Question

I stepped into the assembly of the transcendental math functions of the C library with MSVC in fp:strict mode. They all seem to follow the same pattern, here's what happens for sin.

First there is a dispatch routine from a file called "disp_pentium4.inc". It checks if the variable ___use_sse2_mathfcns has been set; if so, calls __sin_pentium4, otherwise calls __sin_default.

__sin_pentium4 (in "sin_pentium4.asm") starts by transferring the argument from the x87 fpu to the xmm0 register, performs the calculation using SSE2 instructions, and loads the result back in the fpu.

__sin_default (in "sin.asm") keeps the variable on the x87 stack and simply calls fsin.

So in both cases, the operand is pushed on the x87 stack and returned on it as well, making it transparent to the caller, but if ___use_sse2_mathfcns is defined, the operation is actually performed in SSE2 rather than x87.

This behavior is very interesting to me because the x87 transcendental functions are notorious for having slightly different behaviors depending on the implementation, whereas a given piece of SSE2 code should always give reproducible results.

Is there a way to determine for certain, either at compile or run-time, that the SSE2 code path will be used? I am not proficient writing assembly, so if this involves writing any assembly, a code example would be appreciated.

Was it helpful?

Solution

I found the answer through careful investigation of math.h. This is controlled by a method called _set_SSE2_enable. This is a public symbol documented here:

Enables or disables the use of Streaming SIMD Extensions 2 (SSE2) instructions in CRT math routines. (This function is not available on x64 architectures because SSE2 is enabled by default.)

This causes the aforementionned ___use_sse2_mathfcns flag to be set to the provided value, effectively enabling or disabling use of the _pentium4 SSE2 routines.

The documentation mentions this affects only certain transcendental functions, but looking at the disassembly, this seems to affect everyone of them.

Edit: stepping into every function reveals that they're all available in SSE2 except for the following:

  • fmod
  • sinh
  • cosh
  • tanh
  • sqrt

Sqrt is the biggest offender, but it's trivial to implement in SSE2 using intrinsics. For the others, there's no simple solution except perhaps using a third-party library, but I can probably do without.

OTHER TIPS

Why not use your own library instead of the C runtime? This would provide an even stronger guarantee of consistency across computers (presumably the C runtime is provided as a DLL and might change slightly in time).

I would recommend CRlibm. If you are already targeting SSE2, and as long as you did not intend to change the FPU's rounding mode, you are in the ideal conditions to use it, and you won't find a more accurate implementation.

The short answer is that you can't tell IN YOUR CODE for certain what the library will do, unless you are also involving library-implementation specific details. These would make the code completely unportable - even two different builds of the same compiler may change the internals of the library.

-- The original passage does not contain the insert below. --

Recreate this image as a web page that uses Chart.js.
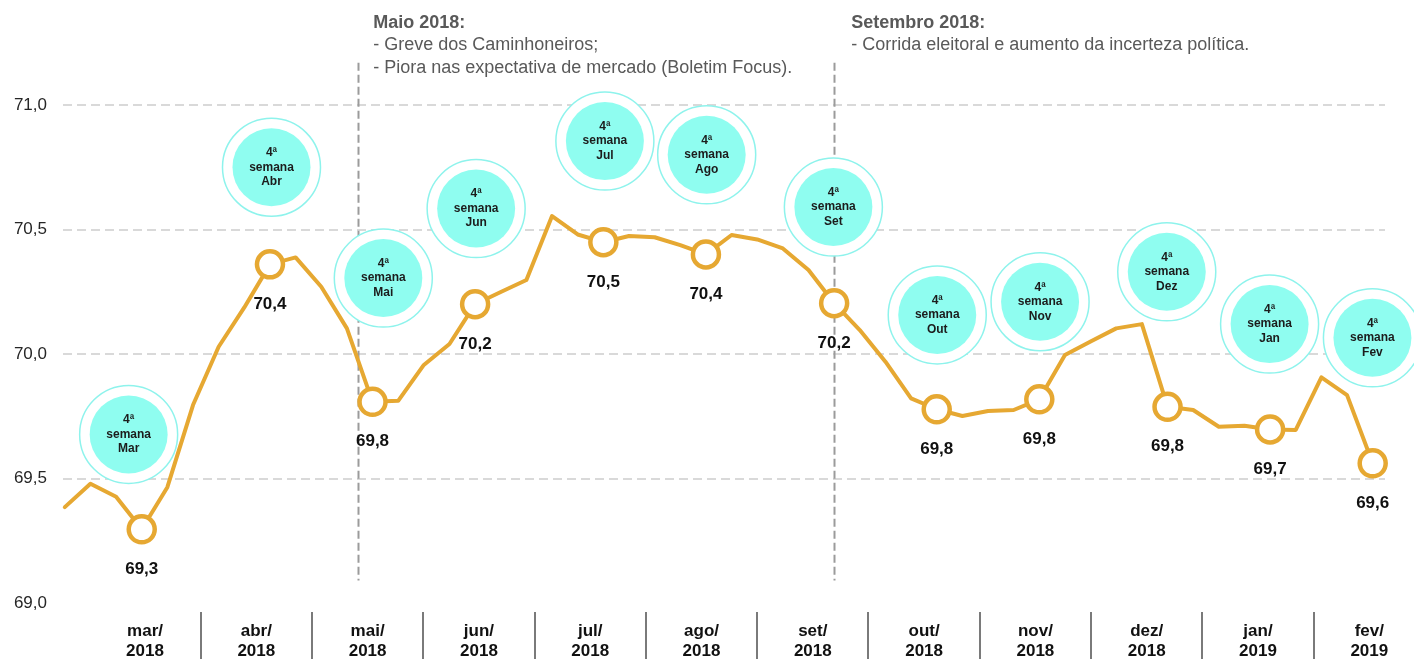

Of course, if portability isn't an issue, then using extern <type> ___use_sse2_mathfcns; and checking if it's the true would clearly work.

I expect that if the processor has SSE2 and you are using a modern enough library, it would use SSE2 wherever possible. But to say that for certain is a different matter.

If this is critical for your code, then implement your own transcendental functions and use those - that's the only way to guarantee the same result. Or, use some suitable inline assembler (or transcendental) code to calculate selected sin, cos, etc values, and compare those with the sin() and cos() functions provided by the library.